Reproduce the records that follow in full, excluding any picture they contain.
•••
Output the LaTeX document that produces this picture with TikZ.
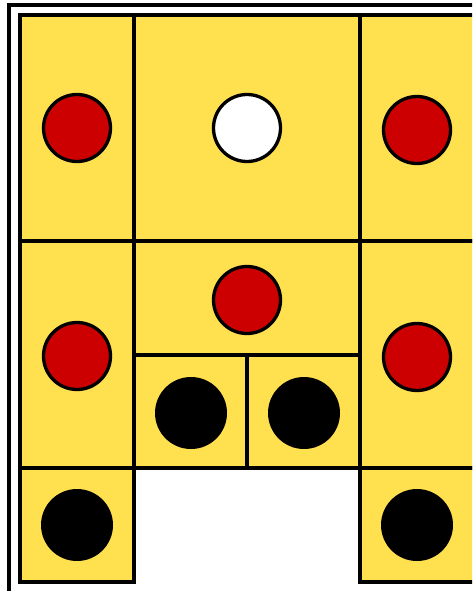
\documentclass[tikz,border=0pt]{standalone}
\definecolor{tileyellow}{HTML}{FFE150}
\definecolor{pegred}{HTML}{CC0000}
\begin{document}
\begin{tikzpicture}[x=1pt,y=-1pt,
  tile/.style={fill=tileyellow,draw=black,line width=3.3pt},
  redpeg/.style={fill=pegred,draw=black,line width=3.3pt},
  whitepeg/.style={fill=white,draw=black,line width=3.3pt},
  blackpeg/.style={fill=black,draw=none}]
\useasboundingbox (0,0) rectangle (472,591);
\clip (0,0) rectangle (472,591);
\fill[white] (0,0) rectangle (472,591);
% frame
\draw[line width=3.3pt] (9,5) rectangle (520,640);
% tiles
\draw[tile] (20,15) rectangle (134,241);
\draw[tile] (134,15) rectangle (360,241);
\draw[tile] (360,15) rectangle (510,241);
\draw[tile] (20,241) rectangle (134,468);
\draw[tile] (134,241) rectangle (360,355);
\draw[tile] (134,355) rectangle (247,468);
\draw[tile] (247,355) rectangle (360,468);
\draw[tile] (360,241) rectangle (510,468);
\draw[tile] (20,468) rectangle (134,582);
\draw[tile] (360,468) rectangle (510,582);
% pegs
\draw[redpeg] (77,128) circle (33.5);
\draw[whitepeg] (247,128) circle (33.5);
\draw[redpeg] (417,130) circle (33.5);
\draw[redpeg] (77,356) circle (33.5);
\draw[redpeg] (247,300) circle (33.5);
\draw[redpeg] (417,357) circle (33.5);
\fill[blackpeg] (191,413) circle (36);
\fill[blackpeg] (304,413) circle (36);
\fill[blackpeg] (77,525) circle (36);
\fill[blackpeg] (417,525) circle (36);
\end{tikzpicture}
\end{document}
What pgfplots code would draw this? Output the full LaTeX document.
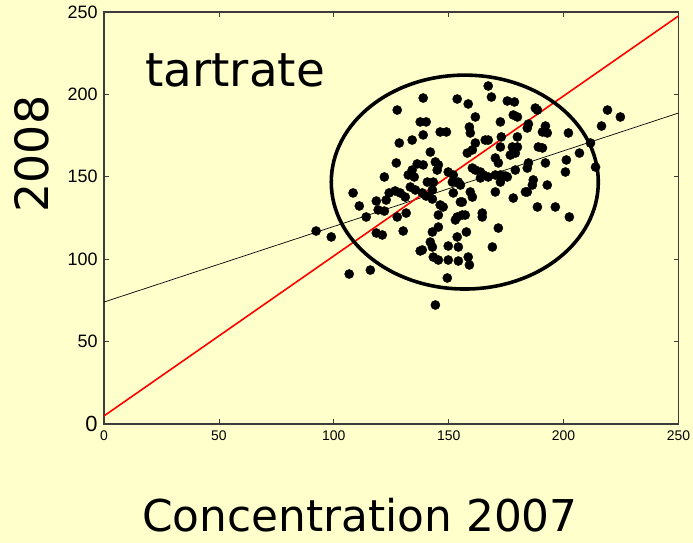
\documentclass[border=0pt]{standalone}
\usepackage{pgfplots}
\pgfplotsset{compat=1.18}
\usepackage{fontspec}
\setmainfont{Liberation Sans}
\newfontfamily\comic{DejaVu Sans}
\definecolor{bg}{RGB}{255,255,204}
\definecolor{axgray}{RGB}{60,60,60}

\begin{document}
\begin{tikzpicture}
\path[use as bounding box, fill=bg] (-104bp,-119bp) rectangle (589bp,424bp);
\begin{axis}[
    at={(0,0)}, anchor=south west,
    scale only axis, width=574.5bp, height=412bp,
    xmin=0, xmax=250, ymin=0, ymax=250,
    xtick={0,50,...,250}, ytick={0,50,...,250},
    yticklabels={{\fontsize{22}{22}\selectfont 0},50,100,150,200,250},
    tick align=inside, major tick length=5bp,
    axis line style={draw=axgray, line width=1.1pt},
    every tick/.style={axgray, line width=0.8pt},
    /pgf/number format/assume math mode=true,
    xticklabel style={font=\fontsize{14}{14}\selectfont, yshift=-3bp},
    yticklabel style={font=\fontsize{18}{18}\selectfont, xshift=-3bp},
    ]

% scatter
\addplot[only marks, mark=*, mark size=4.6pt, mark options={fill=black, draw=black}] coordinates {
(92.3,117.1) (98.9,113.5) (106.7,91.0) (115.9,93.4) (108.4,140.2) (111.1,132.3)
(114.1,125.6) (118.5,135.3) (122.8,135.9) (119.3,129.9) (122.0,129.2) (118.5,115.9)
(121.1,114.7) (127.6,125.6) (131.5,128.0) (130.2,117.1) (137.6,105.0) (122.0,149.9)
(127.2,158.4) (127.6,190.5) (128.5,170.5) (134.1,172.3) (138.9,197.8) (137.6,183.3)
(138.9,175.4) (136.3,157.8) (134.1,154.1) (135.0,149.9) (132.4,151.1) (124.1,140.2)
(126.7,141.4) (128.9,140.2) (131.1,137.7) (133.3,143.8) (135.5,142.0) (138.5,140.2)
(140.2,138.3) (142.9,136.5) (142.0,165.0) (144.2,159.0) (145.5,157.2) (145.0,154.1)
(138.9,157.2) (140.7,146.8) (143.3,146.8) (142.9,142.0) (146.3,177.2) (149.0,177.2)
(153.7,197.2) (158.5,194.2) (167.2,205.1) (168.6,198.4) (175.5,196.0) (178.6,195.4)
(187.7,191.7) (161.6,186.3) (172.5,183.3) (178.1,187.5) (179.9,186.3) (159.0,180.2)
(159.4,176.6) (172.9,174.2) (184.7,182.0) (184.2,179.6) (179.9,174.2) (165.9,172.3)
(167.2,172.3) (161.6,170.5) (172.5,168.1) (177.7,168.1) (179.9,168.1) (179.0,164.4)
(176.8,163.2) (158.1,164.4) (160.3,166.3) (170.3,161.4) (171.6,158.4) (184.7,158.4)
(184.2,155.3) (179.0,154.1) (160.3,155.3) (161.6,154.1) (163.8,152.9) (165.1,151.1)
(163.8,149.3) (170.3,151.1) (172.5,151.1) (174.7,150.5) (172.5,146.8) (152.0,151.1)
(149.8,152.9) (151.6,146.8) (154.2,146.8) (186.8,148.1) (186.4,145.0) (184.2,140.8)
(188.6,190.5) (219.1,190.5) (224.7,186.3) (192.1,180.8) (190.8,177.2) (192.9,176.6)
(202.1,176.6) (216.5,180.8) (189.0,168.1) (190.8,167.5) (211.7,170.5) (206.9,164.4)
(192.1,158.4) (201.2,160.2) (200.8,152.9) (213.9,155.9) (192.9,145.0) (188.6,131.7)
(196.4,131.7) (202.5,125.6) (146.3,132.9) (147.6,131.7) (145.5,126.8) (152.0,140.2)
(155.1,134.7) (160.3,137.7) (159.4,140.8) (153.7,125.6) (155.9,126.8) (157.2,126.8)
(152.9,123.8) (164.6,128.0) (164.6,125.6) (171.6,118.9) (170.3,140.8) (178.1,137.1)
(183.4,140.8) (145.5,119.5) (142.9,116.5) (157.7,116.5) (153.7,113.5) (142.0,110.4)
(142.9,107.4) (149.8,108.0) (154.2,107.4) (138.5,105.6) (143.3,101.3) (145.5,99.5)
(149.8,99.5) (154.2,98.9) (158.5,101.3) (159.0,96.5) (169.0,107.4) (149.4,88.6)
(144.2,72.2) (155.1,145.0) (155.9,134.7) (140.2,183.3) (167.2,149.9) (175.5,149.9)
};

% regression line
\addplot[black, line width=0.7pt] coordinates {(0,74.0) (250,188.7)};
% identity-like line
\addplot[red, line width=1.6pt] coordinates {(0,4.9) (250,247.6)};

\draw[line width=3.6pt] (axis cs:157,146.8) ellipse [x radius=58.1, y radius=64.9];

\node[font=\comic\fontsize{47}{47}\selectfont] at (axis cs:57,214.8) {tartrate};
\end{axis}

\node[font=\comic\fontsize{44}{44}\selectfont] at (256bp,-91bp) {Concentration 2007};
\node[rotate=90, font=\comic\fontsize{46}{46}\selectfont] at (-72bp,270bp) {2008};
\end{tikzpicture}
\end{document}
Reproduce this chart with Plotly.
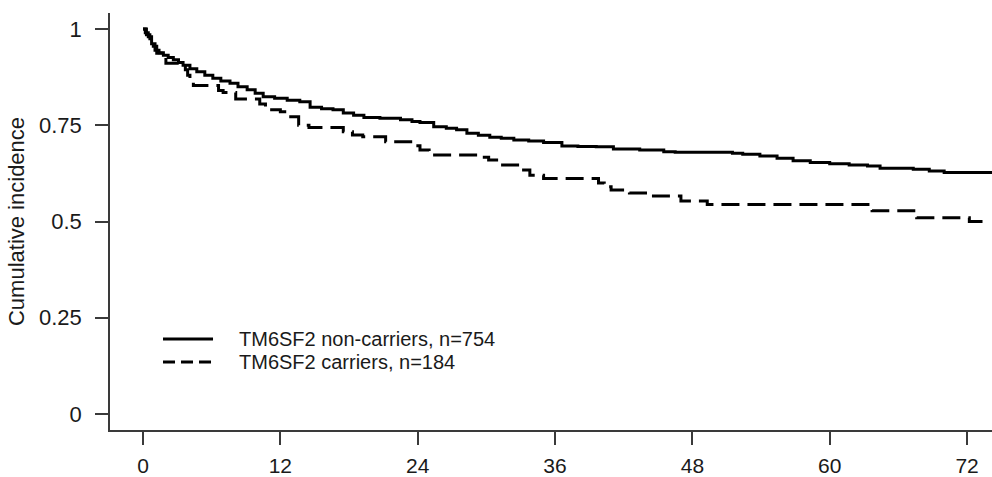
•••
◆ **Response**
Output the LaTeX document that produces this picture with TikZ.
\documentclass[tikz,border=0pt]{standalone}
\definecolor{tileyellow}{HTML}{FFE150}
\definecolor{pegred}{HTML}{CC0000}
\begin{document}
\begin{tikzpicture}[x=1pt,y=-1pt,
  tile/.style={fill=tileyellow,draw=black,line width=3.3pt},
  redpeg/.style={fill=pegred,draw=black,line width=3.3pt},
  whitepeg/.style={fill=white,draw=black,line width=3.3pt},
  blackpeg/.style={fill=black,draw=none}]
\useasboundingbox (0,0) rectangle (472,591);
\clip (0,0) rectangle (472,591);
\fill[white] (0,0) rectangle (472,591);
% frame
\draw[line width=3.3pt] (9,5) rectangle (520,640);
% tiles
\draw[tile] (20,15) rectangle (134,241);
\draw[tile] (134,15) rectangle (360,241);
\draw[tile] (360,15) rectangle (510,241);
\draw[tile] (20,241) rectangle (134,468);
\draw[tile] (134,241) rectangle (360,355);
\draw[tile] (134,355) rectangle (247,468);
\draw[tile] (247,355) rectangle (360,468);
\draw[tile] (360,241) rectangle (510,468);
\draw[tile] (20,468) rectangle (134,582);
\draw[tile] (360,468) rectangle (510,582);
% pegs
\draw[redpeg] (77,128) circle (33.5);
\draw[whitepeg] (247,128) circle (33.5);
\draw[redpeg] (417,130) circle (33.5);
\draw[redpeg] (77,356) circle (33.5);
\draw[redpeg] (247,300) circle (33.5);
\draw[redpeg] (417,357) circle (33.5);
\fill[blackpeg] (191,413) circle (36);
\fill[blackpeg] (304,413) circle (36);
\fill[blackpeg] (77,525) circle (36);
\fill[blackpeg] (417,525) circle (36);
\end{tikzpicture}
\end{document}
What pgfplots code would draw this? Output the full LaTeX document.
\documentclass[border=0pt]{standalone}
\usepackage{pgfplots}
\pgfplotsset{compat=1.18}
\usepackage{fontspec}
\setmainfont{Liberation Sans}
\newfontfamily\comic{DejaVu Sans}
\definecolor{bg}{RGB}{255,255,204}
\definecolor{axgray}{RGB}{60,60,60}

\begin{document}
\begin{tikzpicture}
\path[use as bounding box, fill=bg] (-104bp,-119bp) rectangle (589bp,424bp);
\begin{axis}[
    at={(0,0)}, anchor=south west,
    scale only axis, width=574.5bp, height=412bp,
    xmin=0, xmax=250, ymin=0, ymax=250,
    xtick={0,50,...,250}, ytick={0,50,...,250},
    yticklabels={{\fontsize{22}{22}\selectfont 0},50,100,150,200,250},
    tick align=inside, major tick length=5bp,
    axis line style={draw=axgray, line width=1.1pt},
    every tick/.style={axgray, line width=0.8pt},
    /pgf/number format/assume math mode=true,
    xticklabel style={font=\fontsize{14}{14}\selectfont, yshift=-3bp},
    yticklabel style={font=\fontsize{18}{18}\selectfont, xshift=-3bp},
    ]

% scatter
\addplot[only marks, mark=*, mark size=4.6pt, mark options={fill=black, draw=black}] coordinates {
(92.3,117.1) (98.9,113.5) (106.7,91.0) (115.9,93.4) (108.4,140.2) (111.1,132.3)
(114.1,125.6) (118.5,135.3) (122.8,135.9) (119.3,129.9) (122.0,129.2) (118.5,115.9)
(121.1,114.7) (127.6,125.6) (131.5,128.0) (130.2,117.1) (137.6,105.0) (122.0,149.9)
(127.2,158.4) (127.6,190.5) (128.5,170.5) (134.1,172.3) (138.9,197.8) (137.6,183.3)
(138.9,175.4) (136.3,157.8) (134.1,154.1) (135.0,149.9) (132.4,151.1) (124.1,140.2)
(126.7,141.4) (128.9,140.2) (131.1,137.7) (133.3,143.8) (135.5,142.0) (138.5,140.2)
(140.2,138.3) (142.9,136.5) (142.0,165.0) (144.2,159.0) (145.5,157.2) (145.0,154.1)
(138.9,157.2) (140.7,146.8) (143.3,146.8) (142.9,142.0) (146.3,177.2) (149.0,177.2)
(153.7,197.2) (158.5,194.2) (167.2,205.1) (168.6,198.4) (175.5,196.0) (178.6,195.4)
(187.7,191.7) (161.6,186.3) (172.5,183.3) (178.1,187.5) (179.9,186.3) (159.0,180.2)
(159.4,176.6) (172.9,174.2) (184.7,182.0) (184.2,179.6) (179.9,174.2) (165.9,172.3)
(167.2,172.3) (161.6,170.5) (172.5,168.1) (177.7,168.1) (179.9,168.1) (179.0,164.4)
(176.8,163.2) (158.1,164.4) (160.3,166.3) (170.3,161.4) (171.6,158.4) (184.7,158.4)
(184.2,155.3) (179.0,154.1) (160.3,155.3) (161.6,154.1) (163.8,152.9) (165.1,151.1)
(163.8,149.3) (170.3,151.1) (172.5,151.1) (174.7,150.5) (172.5,146.8) (152.0,151.1)
(149.8,152.9) (151.6,146.8) (154.2,146.8) (186.8,148.1) (186.4,145.0) (184.2,140.8)
(188.6,190.5) (219.1,190.5) (224.7,186.3) (192.1,180.8) (190.8,177.2) (192.9,176.6)
(202.1,176.6) (216.5,180.8) (189.0,168.1) (190.8,167.5) (211.7,170.5) (206.9,164.4)
(192.1,158.4) (201.2,160.2) (200.8,152.9) (213.9,155.9) (192.9,145.0) (188.6,131.7)
(196.4,131.7) (202.5,125.6) (146.3,132.9) (147.6,131.7) (145.5,126.8) (152.0,140.2)
(155.1,134.7) (160.3,137.7) (159.4,140.8) (153.7,125.6) (155.9,126.8) (157.2,126.8)
(152.9,123.8) (164.6,128.0) (164.6,125.6) (171.6,118.9) (170.3,140.8) (178.1,137.1)
(183.4,140.8) (145.5,119.5) (142.9,116.5) (157.7,116.5) (153.7,113.5) (142.0,110.4)
(142.9,107.4) (149.8,108.0) (154.2,107.4) (138.5,105.6) (143.3,101.3) (145.5,99.5)
(149.8,99.5) (154.2,98.9) (158.5,101.3) (159.0,96.5) (169.0,107.4) (149.4,88.6)
(144.2,72.2) (155.1,145.0) (155.9,134.7) (140.2,183.3) (167.2,149.9) (175.5,149.9)
};

% regression line
\addplot[black, line width=0.7pt] coordinates {(0,74.0) (250,188.7)};
% identity-like line
\addplot[red, line width=1.6pt] coordinates {(0,4.9) (250,247.6)};

\draw[line width=3.6pt] (axis cs:157,146.8) ellipse [x radius=58.1, y radius=64.9];

\node[font=\comic\fontsize{47}{47}\selectfont] at (axis cs:57,214.8) {tartrate};
\end{axis}

\node[font=\comic\fontsize{44}{44}\selectfont] at (256bp,-91bp) {Concentration 2007};
\node[rotate=90, font=\comic\fontsize{46}{46}\selectfont] at (-72bp,270bp) {2008};
\end{tikzpicture}
\end{document}
Reproduce this chart with Plotly.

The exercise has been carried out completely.